Jonathan Brandmeyer jbrandmeyer at earthlink.net
Tue Nov 4 00:10:57 CET 2003


On Mon, 2003-11-03 at 15:10, Bruno Haible wrote:
> Richard,
> 
> > But in the end, I haven't done the analysis which led to the decisions
> > what to MAYBE_INLINE in CLN and what not.  Bruno Haible did it back in the
> > days of GCC 2.7, I guess.  And I suppose that he did this as he usually
> > does: by carefully reading the assembler output and basing these decisions
> > on deeper insights than by looking at the sources.
> 
> The need to inline a function in some places and not in others came from
> three situations:
> 
> 1) Some functions, like cl_SF_zerop or cl_FF_zerop, are just a single
> machine instruction when inlined, but I don't want to put the inline
> definition into the .h file because that would expose too many internals
> of the library in the .h file (leading to 1. violation of abstraction,
> 2. increased compilation times). Still I want to use the inline version
> of these functions in the library itself.
> 
> 2) Some functions, like cl_{SF,FF,DF,LF}_idecode, are usually only
> invoked through a dispatcher cl_F_idecode that does nothing but dispatch
> the call to the right function. Here inlining is used, regardless of
> the size of the inlined functions, because it removes one function call
> from the chain of function calls. A compiler cannot know that this
> caller is the main caller for the 4 inlined functions.
> 
> 3) Similarly, cl_I_from_NDS would be a bottleneck if not inlined: every
> creation of a new cl_I goes through this function. A compiler cannot
> know a priori the bottlenecks.
> 
> In each case, I read the assembler output in order to verify that g++
> had really inlined the functions as I wished.
> 
> Bruno

Thanks for the analysis.  It turns out that not all of these functions
are being inlined now, although I trust you when you say that they were
in the past.  Instead, several cases are being emitted as weak symbols
out-of-line and then being linked against the global copy.  Since weak
symbols are not supported on MinGW (probably a PE/COFF limitation), they
are instead causing multiple definition errors.

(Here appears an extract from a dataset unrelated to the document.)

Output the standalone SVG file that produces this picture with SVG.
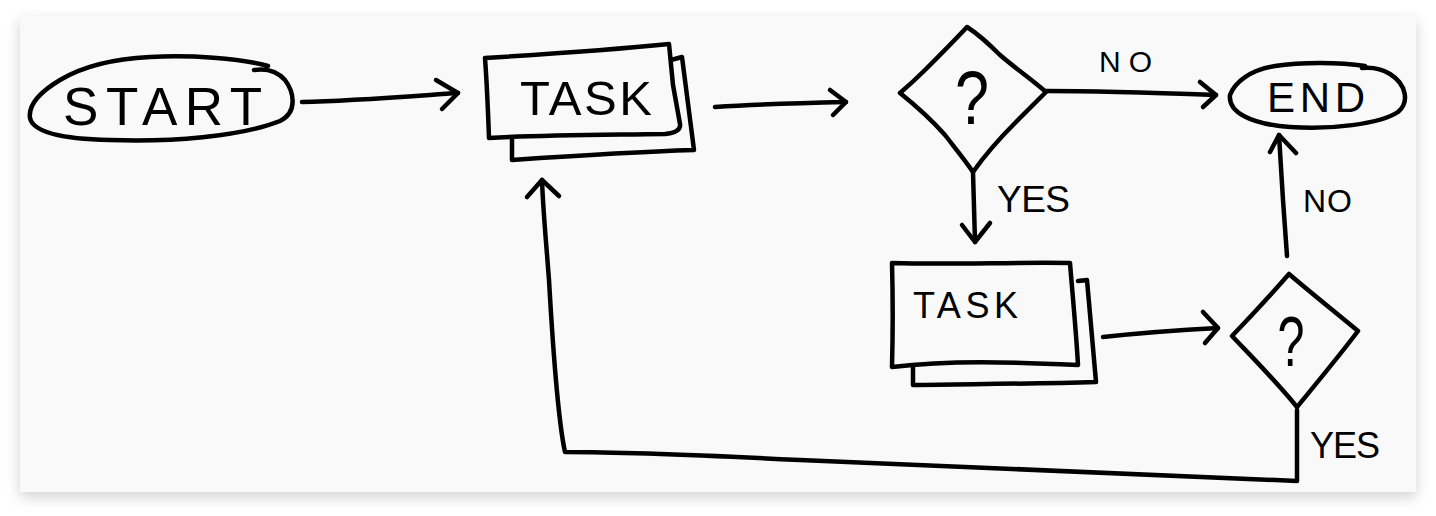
<svg xmlns="http://www.w3.org/2000/svg" width="1436" height="516" viewBox="0 0 1436 516">
  <defs>
    <filter id="shadow" x="-5%" y="-10%" width="110%" height="125%">
      <feDropShadow dx="0" dy="5" stdDeviation="7" flood-color="#000" flood-opacity="0.18"/>
    </filter>
  </defs>
  <style>
    .ink { fill: none; stroke: #000; stroke-width: 4.5; stroke-linecap: round; stroke-linejoin: round; }
    .shape { fill: #f9f9f9; stroke: #000; stroke-width: 4.5; stroke-linecap: round; stroke-linejoin: round; }
    .lbl { font-family: "Liberation Sans", "DejaVu Sans", sans-serif; fill: #000; }
  </style>
  <rect x="0" y="0" width="1436" height="516" fill="#ffffff"/>
  <rect x="20" y="16" width="1396" height="476" fill="#f9f9f9" filter="url(#shadow)"/>

  <g id="connectors">
    <path class="ink" d="M 302,102 C 350,101 400,97 458,93"/>
    <path class="ink" d="M 436,80 L 458,93 L 442,109"/>
    <path class="ink" d="M 715,107 C 760,104 800,103 846,102"/>
    <path class="ink" d="M 830,90 L 846,102 L 833,115"/>
    <path class="ink" d="M 1046,91 C 1100,91 1160,93 1216,95"/>
    <path class="ink" d="M 1200,82 L 1216,95 L 1203,107"/>
    <path class="ink" d="M 973,172 L 975,242"/>
    <path class="ink" d="M 962,225 L 975,242 L 990,223"/>
    <path class="ink" d="M 1103,337 C 1140,333 1180,330 1218,328"/>
    <path class="ink" d="M 1203,312 L 1218,328 L 1205,343"/>
    <path class="ink" d="M 1287,256 L 1283,200 L 1279,135"/>
    <path class="ink" d="M 1270,152 L 1279,135 L 1296,153"/>
    <path class="ink" d="M 1297,410 L 1297,481 C 1200,477 1000,470 800,460 C 700,455 600,452 565,452 C 558,420 553,350 549,280 C 546,240 543,210 542,180"/>
    <path class="ink" d="M 527,197 L 542,180 L 559,196"/>
    <text class="lbl" x="1099" y="72" font-size="30" textLength="53" lengthAdjust="spacing">NO</text>
    <text class="lbl" x="997" y="212" font-size="37" textLength="73" lengthAdjust="spacing">YES</text>
    <text class="lbl" x="1303" y="212" font-size="32" textLength="49" lengthAdjust="spacing">NO</text>
    <text class="lbl" x="1310" y="458" font-size="36" textLength="70" lengthAdjust="spacing">YES</text>
  </g>

  <g id="start">
    <path class="ink" d="M 268,66 C 240,58 190,55 150,57 C 110,59 80,68 60,80 C 40,92 28,104 30,118 C 33,132 62,139 110,140 C 170,142 240,137 280,121 C 298,112 294,92 285,80 C 278,72 268,68 254,70"/>
    <text class="lbl" x="63" y="125" font-size="53" textLength="199" lengthAdjust="spacing">START</text>
  </g>

  <g id="task1">
    <path class="shape" d="M 671,60 L 682,57 L 694,150 C 630,152 570,156 512,160 L 512,138"/>
    <path class="shape" d="M 485,58 C 550,54 610,50 669,44 L 673,85 L 680,124 C 681,130 675,133 665,134 C 600,135 540,135 489,138 C 488,110 487,85 485,58 Z"/>
    <text class="lbl" x="520" y="115" font-size="49" textLength="132" lengthAdjust="spacing">TASK</text>
  </g>

  <g id="decision1">
    <path class="shape" d="M 967,27 C 955,40 940,55 925,70 C 915,80 907,87 900,93 C 915,105 930,118 945,135 C 955,148 965,160 973,172 C 985,155 1000,138 1015,123 C 1028,110 1040,98 1046,92 C 1030,78 1015,68 1000,55 C 990,45 978,34 967,27 Z"/>
    <text class="lbl" x="972" y="124" font-size="76" text-anchor="middle" textLength="34" lengthAdjust="spacingAndGlyphs">?</text>
  </g>

  <g id="end">
    <path class="ink" d="M 1365,66 C 1340,62 1300,62 1275,66 C 1250,70 1235,82 1230,95 C 1228,112 1250,124 1290,127 C 1330,130 1380,124 1398,112 C 1410,102 1406,84 1390,74 C 1382,69 1372,67 1362,68"/>
    <text class="lbl" x="1267" y="112" font-size="42" textLength="98" lengthAdjust="spacing">END</text>
  </g>

  <g id="task2">
    <path class="shape" d="M 1078,281 L 1087,280 L 1096,382 C 1030,384 970,384 913,385 L 913,367"/>
    <path class="shape" d="M 892,263 C 950,265 1010,262 1070,263 C 1073,300 1076,330 1078,365 C 1010,362 950,360 892,367 C 893,330 893,300 892,263 Z"/>
    <text class="lbl" x="913" y="318" font-size="36" textLength="105" lengthAdjust="spacing">TASK</text>
  </g>

  <g id="decision2">
    <path class="shape" d="M 1289,274 C 1275,290 1255,312 1232,336 C 1250,355 1275,380 1297,407 C 1315,385 1340,355 1358,331 C 1335,312 1310,292 1289,274 Z"/>
    <text class="lbl" x="1291" y="366" font-size="70" text-anchor="middle" textLength="27" lengthAdjust="spacingAndGlyphs">?</text>
  </g>
</svg>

There is a way to prevent this from happening.  If the functions in
question are defined like this:

// Declaration
qualifiers ret-type foo( args) FORCE_INLINE;

MAYBE_INLINE
ret-type foo( args)
{ ... }

The calling functions can #define FORCE_INLINE to be
__attribute__((always_inline)) to force inlining.  This define must be
provided before #including the header for the function being inlined.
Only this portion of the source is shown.